Recorded data:
※

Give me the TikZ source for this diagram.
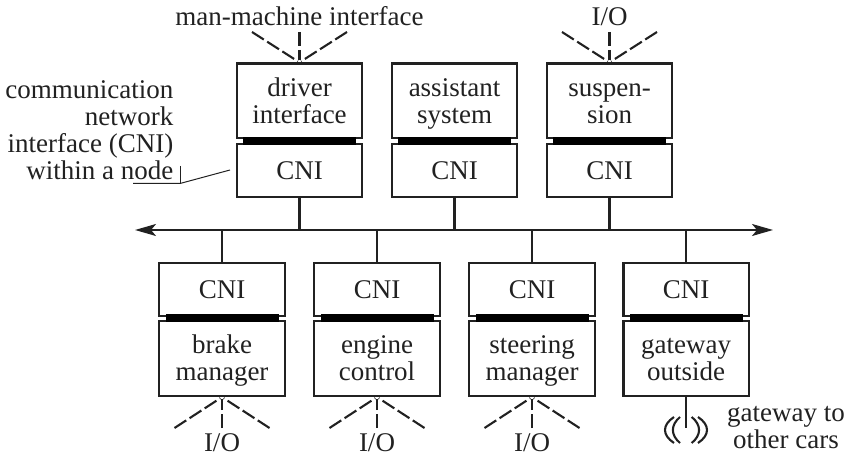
\documentclass[tikz,border=0pt]{standalone}
\usepackage{fontspec}
\setmainfont{Liberation Serif}
\usetikzlibrary{arrows.meta}
\definecolor{ink}{gray}{0.13}
\newcommand{\topfirst}{\rule{0pt}{26pt}}
\newcommand{\botfirst}{\rule{0pt}{24pt}}
\newcommand{\lastline}{\rule[-7pt]{0pt}{7pt}}
\tikzset{
  x=1pt,y=-1pt,
  boxnode/.style={draw=ink,line width=2.2pt,minimum width=125.6pt,inner sep=0pt,align=center,font=\fontsize{27}{27}\selectfont,anchor=center,text=ink},
  cninode/.style={boxnode,minimum height=53pt},
  toprow/.style={boxnode,minimum height=74.5pt},
  botrow/.style={boxnode,minimum height=75pt},
  barnode/.style={fill=black,inner sep=0pt,minimum width=113pt,minimum height=8pt},
  wire/.style={line width=2.1pt,ink},
  dashwire/.style={line width=2.1pt,ink,dash pattern=on 14pt off 4pt,shorten >=2pt},
  leader/.style={line width=1pt,ink},
  lab/.style={font=\fontsize{27}{27}\selectfont,inner sep=0pt,align=center,text=ink},
  bus/.style={line width=1.8pt,ink,{Stealth[length=21pt,width=12pt,inset=5pt]}-{Stealth[length=21pt,width=12pt,inset=5pt]}}
}
\begin{document}
\begin{tikzpicture}
\useasboundingbox (0,0) rectangle (849,462);
% top row
\foreach \n/\xc/\t in {a/299.5/{driver\\interface},b/454.5/{assistant\\system},c/609.5/{suspen-\\sion}}{
  \node[toprow] (\n f) at (\xc,100.75) {\topfirst\t\lastline};
  \node[cninode] (\n c) at (\xc,170.35) {CNI};
  \node[barnode] (\n b) at (\xc,141) {};
}
% bottom row
\foreach \n/\xc/\t in {d/222/{brake\\manager},e/377/{engine\\control},f/532/{steering\\manager},g/686.2/{gateway\\outside}}{
  \node[cninode] (\n c) at (\xc,289.3) {CNI};
  \node[botrow] (\n f) at (\xc,358.5) {\botfirst\t\lastline};
  \node[barnode] (\n b) at (\xc,318.5) {};
}
% bus
\coordinate (busL) at (135,230);
\coordinate (busR) at (773,230);
\draw[bus] (busL) -- (busR);
\foreach \n in {a,b,c}{ \draw[wire] (\n c.south) -- (\n c.south |- busL); }
\foreach \n in {d,e,f,g}{ \draw[wire] (\n c.north) -- (\n c.north |- busL); }
% dashed fans, top
\foreach \n/\xc in {a/299.5,c/609.5}{
  \coordinate (\n L) at (\xc-47.5,32);
  \coordinate (\n M) at (\xc,32);
  \coordinate (\n R) at (\xc+47.5,32);
  \draw[dashwire] (\n L) -- (\n f.north);
  \draw[dashwire] (\n M) -- (\n f.north);
  \draw[dashwire] (\n R) -- (\n f.north);
}
% dashed fans, bottom
\foreach \n/\xc in {d/222,e/377,f/532}{
  \coordinate (\n L) at (\xc-47.5,428);
  \coordinate (\n M) at (\xc,428);
  \coordinate (\n R) at (\xc+47.5,428);
  \draw[dashwire] (\n L) -- (\n f.south);
  \draw[dashwire] (\n M) -- (\n f.south);
  \draw[dashwire] (\n R) -- (\n f.south);
  \node[lab,anchor=base] (\n io) at (\xc,451) {I/O};
}
% labels
\node[lab,anchor=base] (mmi) at (299.5,26) {man-machine interface};
\node[lab,anchor=base] (cio) at (609.5,26) {I/O};
\node[lab,align=right,anchor=north east] (cnilab) at (173.5,80.5) {communication\\network\\interface (CNI)\\within a node};
\node[lab,anchor=north] (gwlab) at (786,406) {gateway to\\other cars};
% leader
\coordinate (ldA) at (230,170);
\coordinate (ldB) at (180,183.5);
\coordinate (ldC) at (133,183.5);
\coordinate (ldD) at (180,166);
\draw[leader] (ldA) -- (ldB) -- (ldC);
\draw[leader] (ldD) -- (ldB);
% antenna
\coordinate (antEnd) at (686.2,428);
\draw[wire] (gf.south) -- (antEnd);
\draw[wire] (680,417) .. controls (670.5,425) and (670.5,435) .. (680,443);
\draw[wire] (674,417) .. controls (662,425) and (662,435) .. (674,443);
\draw[wire] (691.7,417) .. controls (701.5,425) and (701.5,435) .. (691.7,443);
\draw[wire] (698,417) .. controls (710,425) and (710,435) .. (698,443);
\end{tikzpicture}
\end{document}
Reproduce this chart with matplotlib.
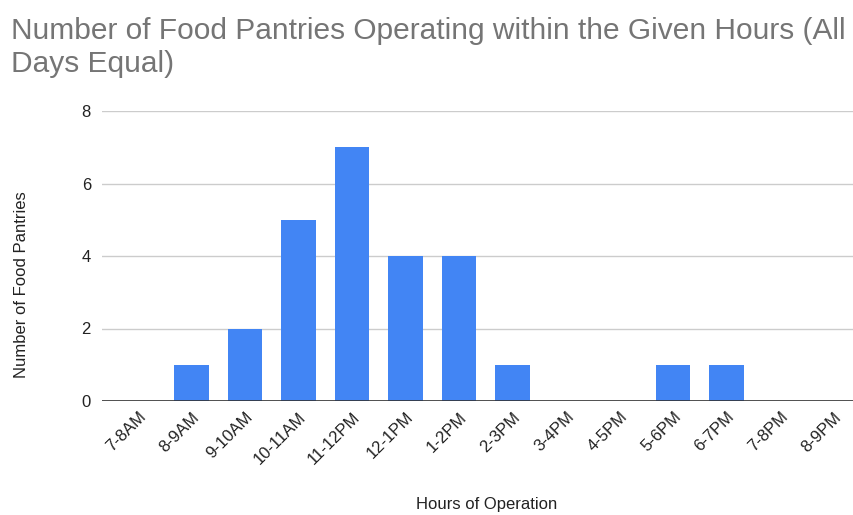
import matplotlib
matplotlib.use("Agg")
import matplotlib.pyplot as plt
from matplotlib import font_manager

hours = ["7-8AM", "8-9AM", "9-10AM", "10-11AM", "11-12PM", "12-1PM", "1-2PM",
         "2-3PM", "3-4PM", "4-5PM", "5-6PM", "6-7PM", "7-8PM", "8-9PM"]
pantries = [0, 1, 2, 5, 7, 4, 4, 1, 0, 0, 1, 1, 0, 0]

# the reference uses a narrow Arial-like face; use Liberation Sans Narrow if it is there
try:
    font_manager.findfont("Liberation Sans Narrow", fallback_to_default=False)
    narrow = True
except ValueError:
    narrow = False

base = "Liberation Sans Narrow" if narrow else "Liberation Sans"
plt.rcParams["font.family"] = [base, "DejaVu Sans"]
title_size = 24 if narrow else 21.5
label_size = 13 if narrow else 12

fig = plt.figure(figsize=(8.54, 5.15), dpi=100)
ax = fig.add_axes([102 / 854, (515 - 401) / 515, 1 - 102 / 854, (401 - 111) / 515])

x = list(range(len(hours)))
ax.bar(x, pantries, width=0.65, color="#4285f4", zorder=3)

ax.set_xlim(-0.67, 13.38)
ax.set_ylim(0, 8)
ax.set_yticks([0, 2, 4, 6, 8])
ax.grid(axis="y", color="#cccccc", linewidth=1, zorder=0)
ax.axhline(0, color="#333333", linewidth=1.2, zorder=4)
for s in ax.spines.values():
    s.set_visible(False)
ax.tick_params(axis="both", length=0, labelsize=label_size, colors="#222222")
ax.tick_params(axis="y", pad=8)
ax.tick_params(axis="x", pad=6)
ax.set_xticks(x)
ax.set_xticklabels(hours, rotation=45, ha="right", rotation_mode="anchor")

# axis titles placed directly in figure pixels
fig.text(22 / 854, 1 - 285 / 515, "Number of Food Pantries", fontsize=label_size, color="#222222",
         rotation=90, ha="center", va="center")
fig.text(487 / 854, 1 - 505 / 515, "Hours of Operation", fontsize=label_size, color="#222222",
         ha="center", va="center")

fig.text(11 / 854, 1 - 17 / 515, "Number of Food Pantries Operating within the Given Hours (All\nDays Equal)",
         fontsize=title_size, color="#757575", ha="left", va="top", linespacing=1.25)

fig.savefig("out.png", dpi=100)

※

**Goal of the exercise**
Without the pictures, output the full listing exactly as it stands.

**Written response**
Give me the TikZ source for this diagram.
\documentclass[tikz,border=0pt]{standalone}
\usepackage{fontspec}
\setmainfont{Liberation Serif}
\usetikzlibrary{arrows.meta}
\definecolor{ink}{gray}{0.13}
\newcommand{\topfirst}{\rule{0pt}{26pt}}
\newcommand{\botfirst}{\rule{0pt}{24pt}}
\newcommand{\lastline}{\rule[-7pt]{0pt}{7pt}}
\tikzset{
  x=1pt,y=-1pt,
  boxnode/.style={draw=ink,line width=2.2pt,minimum width=125.6pt,inner sep=0pt,align=center,font=\fontsize{27}{27}\selectfont,anchor=center,text=ink},
  cninode/.style={boxnode,minimum height=53pt},
  toprow/.style={boxnode,minimum height=74.5pt},
  botrow/.style={boxnode,minimum height=75pt},
  barnode/.style={fill=black,inner sep=0pt,minimum width=113pt,minimum height=8pt},
  wire/.style={line width=2.1pt,ink},
  dashwire/.style={line width=2.1pt,ink,dash pattern=on 14pt off 4pt,shorten >=2pt},
  leader/.style={line width=1pt,ink},
  lab/.style={font=\fontsize{27}{27}\selectfont,inner sep=0pt,align=center,text=ink},
  bus/.style={line width=1.8pt,ink,{Stealth[length=21pt,width=12pt,inset=5pt]}-{Stealth[length=21pt,width=12pt,inset=5pt]}}
}
\begin{document}
\begin{tikzpicture}
\useasboundingbox (0,0) rectangle (849,462);
% top row
\foreach \n/\xc/\t in {a/299.5/{driver\\interface},b/454.5/{assistant\\system},c/609.5/{suspen-\\sion}}{
  \node[toprow] (\n f) at (\xc,100.75) {\topfirst\t\lastline};
  \node[cninode] (\n c) at (\xc,170.35) {CNI};
  \node[barnode] (\n b) at (\xc,141) {};
}
% bottom row
\foreach \n/\xc/\t in {d/222/{brake\\manager},e/377/{engine\\control},f/532/{steering\\manager},g/686.2/{gateway\\outside}}{
  \node[cninode] (\n c) at (\xc,289.3) {CNI};
  \node[botrow] (\n f) at (\xc,358.5) {\botfirst\t\lastline};
  \node[barnode] (\n b) at (\xc,318.5) {};
}
% bus
\coordinate (busL) at (135,230);
\coordinate (busR) at (773,230);
\draw[bus] (busL) -- (busR);
\foreach \n in {a,b,c}{ \draw[wire] (\n c.south) -- (\n c.south |- busL); }
\foreach \n in {d,e,f,g}{ \draw[wire] (\n c.north) -- (\n c.north |- busL); }
% dashed fans, top
\foreach \n/\xc in {a/299.5,c/609.5}{
  \coordinate (\n L) at (\xc-47.5,32);
  \coordinate (\n M) at (\xc,32);
  \coordinate (\n R) at (\xc+47.5,32);
  \draw[dashwire] (\n L) -- (\n f.north);
  \draw[dashwire] (\n M) -- (\n f.north);
  \draw[dashwire] (\n R) -- (\n f.north);
}
% dashed fans, bottom
\foreach \n/\xc in {d/222,e/377,f/532}{
  \coordinate (\n L) at (\xc-47.5,428);
  \coordinate (\n M) at (\xc,428);
  \coordinate (\n R) at (\xc+47.5,428);
  \draw[dashwire] (\n L) -- (\n f.south);
  \draw[dashwire] (\n M) -- (\n f.south);
  \draw[dashwire] (\n R) -- (\n f.south);
  \node[lab,anchor=base] (\n io) at (\xc,451) {I/O};
}
% labels
\node[lab,anchor=base] (mmi) at (299.5,26) {man-machine interface};
\node[lab,anchor=base] (cio) at (609.5,26) {I/O};
\node[lab,align=right,anchor=north east] (cnilab) at (173.5,80.5) {communication\\network\\interface (CNI)\\within a node};
\node[lab,anchor=north] (gwlab) at (786,406) {gateway to\\other cars};
% leader
\coordinate (ldA) at (230,170);
\coordinate (ldB) at (180,183.5);
\coordinate (ldC) at (133,183.5);
\coordinate (ldD) at (180,166);
\draw[leader] (ldA) -- (ldB) -- (ldC);
\draw[leader] (ldD) -- (ldB);
% antenna
\coordinate (antEnd) at (686.2,428);
\draw[wire] (gf.south) -- (antEnd);
\draw[wire] (680,417) .. controls (670.5,425) and (670.5,435) .. (680,443);
\draw[wire] (674,417) .. controls (662,425) and (662,435) .. (674,443);
\draw[wire] (691.7,417) .. controls (701.5,425) and (701.5,435) .. (691.7,443);
\draw[wire] (698,417) .. controls (710,425) and (710,435) .. (698,443);
\end{tikzpicture}
\end{document}
Reproduce this chart with matplotlib.
import matplotlib
matplotlib.use("Agg")
import matplotlib.pyplot as plt
from matplotlib import font_manager

hours = ["7-8AM", "8-9AM", "9-10AM", "10-11AM", "11-12PM", "12-1PM", "1-2PM",
         "2-3PM", "3-4PM", "4-5PM", "5-6PM", "6-7PM", "7-8PM", "8-9PM"]
pantries = [0, 1, 2, 5, 7, 4, 4, 1, 0, 0, 1, 1, 0, 0]

# the reference uses a narrow Arial-like face; use Liberation Sans Narrow if it is there
try:
    font_manager.findfont("Liberation Sans Narrow", fallback_to_default=False)
    narrow = True
except ValueError:
    narrow = False

base = "Liberation Sans Narrow" if narrow else "Liberation Sans"
plt.rcParams["font.family"] = [base, "DejaVu Sans"]
title_size = 24 if narrow else 21.5
label_size = 13 if narrow else 12

fig = plt.figure(figsize=(8.54, 5.15), dpi=100)
ax = fig.add_axes([102 / 854, (515 - 401) / 515, 1 - 102 / 854, (401 - 111) / 515])

x = list(range(len(hours)))
ax.bar(x, pantries, width=0.65, color="#4285f4", zorder=3)

ax.set_xlim(-0.67, 13.38)
ax.set_ylim(0, 8)
ax.set_yticks([0, 2, 4, 6, 8])
ax.grid(axis="y", color="#cccccc", linewidth=1, zorder=0)
ax.axhline(0, color="#333333", linewidth=1.2, zorder=4)
for s in ax.spines.values():
    s.set_visible(False)
ax.tick_params(axis="both", length=0, labelsize=label_size, colors="#222222")
ax.tick_params(axis="y", pad=8)
ax.tick_params(axis="x", pad=6)
ax.set_xticks(x)
ax.set_xticklabels(hours, rotation=45, ha="right", rotation_mode="anchor")

# axis titles placed directly in figure pixels
fig.text(22 / 854, 1 - 285 / 515, "Number of Food Pantries", fontsize=label_size, color="#222222",
         rotation=90, ha="center", va="center")
fig.text(487 / 854, 1 - 505 / 515, "Hours of Operation", fontsize=label_size, color="#222222",
         ha="center", va="center")

fig.text(11 / 854, 1 - 17 / 515, "Number of Food Pantries Operating within the Given Hours (All\nDays Equal)",
         fontsize=title_size, color="#757575", ha="left", va="top", linespacing=1.25)

fig.savefig("out.png", dpi=100)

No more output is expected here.